Sunday, September 9, 2012

Book Review: The Night Circus

I'd seen this book around for a while before I read it, the bookstore at my college had it proudly displayed with a lot of other books which I walked past frequently, and I had heard a lot of good things about the book online but what drove me to try it out was a combination of seeing some cosplayers say they were going to try and make cosplays from it (and they planned on outfits from other books I liked so I knew we had similar tastes). I think I saw someone say that it read a lot like a YA book despite the fact that it's adult fiction which also made me curious. I was sad about one thing however, the copy I got at the library was a large print edition and yet the print was still much too small for me to read without glasses, I remember when I could read those books without my glasses back in high school.....

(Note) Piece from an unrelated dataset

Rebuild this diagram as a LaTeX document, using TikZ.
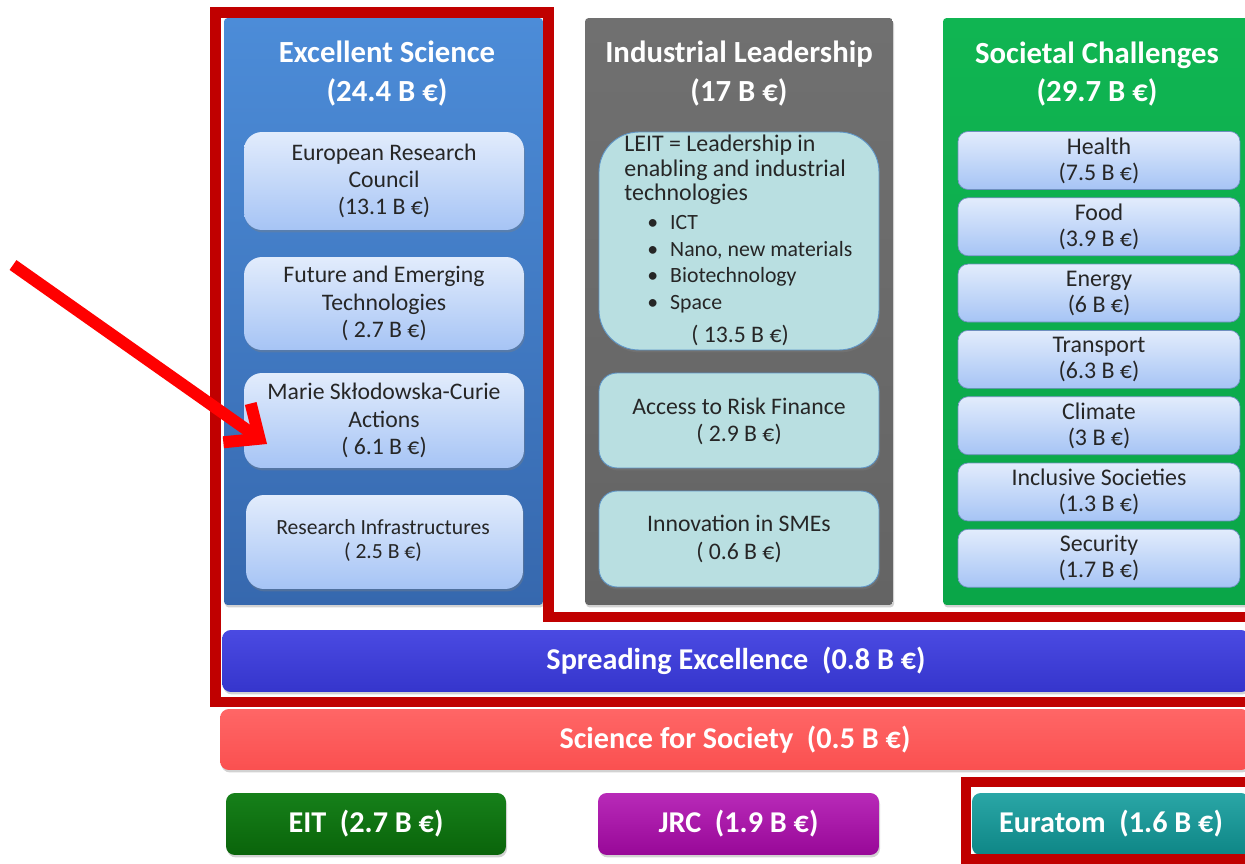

The Night Circus by Erin Morgenstern


I love the papercut look of the cover and I love how the image is a reference to a clock mentioned in the book, I just like when covers go the extra step to reference a detail from a book instead of having a generic cover. That image is the one for the hardback and the paper back one is also interesting, it still has the clock in the middle but also has silhouettes of Celia and Marco on either side, it works equally well and I think it's a rather clever way to change the cover but still make it obvious that it's the same book. 

Summary: A magicians duel can take many shapes and can take years to finish so the onlooker might find it rather boring at first. But not in this case where the Cirque de Reves is the stage for Celia and Marco, two young magicians bound at a young age by their parent/mentor in a fight to the death simply to see whose student is better. Both of them grow up knowing about the duel but knowing nothing about it and have no choice but to go along as fate slowly draws them together collaborating more often than fighting, a choice that could bring disaster to both of them. 

The Good: I don't often come across stories that follow characters for years as they grow but I like the concept since so many times I'll come across stories where all kinds of big, world-changing events occur from start to finish in the space of a week. The Night Circus neatly averts that as it takes years to set up the titular circus for the duel and then the duel itself lasts years, that extended period of time makes the plot feel more "real" and it was easier to become attached to characters after seeing the grow up. The characters were interesting and sympathetic, the descriptions were amazing (I can only wonder what a movie version would look like if it had the budget and a screenwriter clever enough to make the story fit two and a half hours, it simply wouldn't work as multiple films or a serialized story in my opinion) and this is all made even more impressive when you realize that this was Morgenstern's debut novel. I enjoyed it quite a bit and highly recommend it to anyone who has ever enjoyed a fantasy story, be it high fantasy or urban fantasy, before.

The Bad: This book contains both timeskips and some out of order sequences so if you don't pay attention to the dates at the beginning of the chapters it's easy to get confused, I got particularly annoyed at one subplot which was introduced rather early on and I completely missed the fact that it was set 20 years later on. On a related note, the story starts when the two leads are quite young and doesn't finish until they're in they're in their late 20s at least so there is a lot of time when not much happens in the story. There is character development and there are some subplots which move along for sure but I wonder if the pace might be too slow for some people.


Another really strong book, something I won't be able to say next week (in case anyone was getting bored by all of my praise of late) and one I could easily recommend to half a dozen people I know. I'll have to keep an eye out for Morgenstern's next book whenever that will be since I liked how she did practically everything here and would like to see more of that.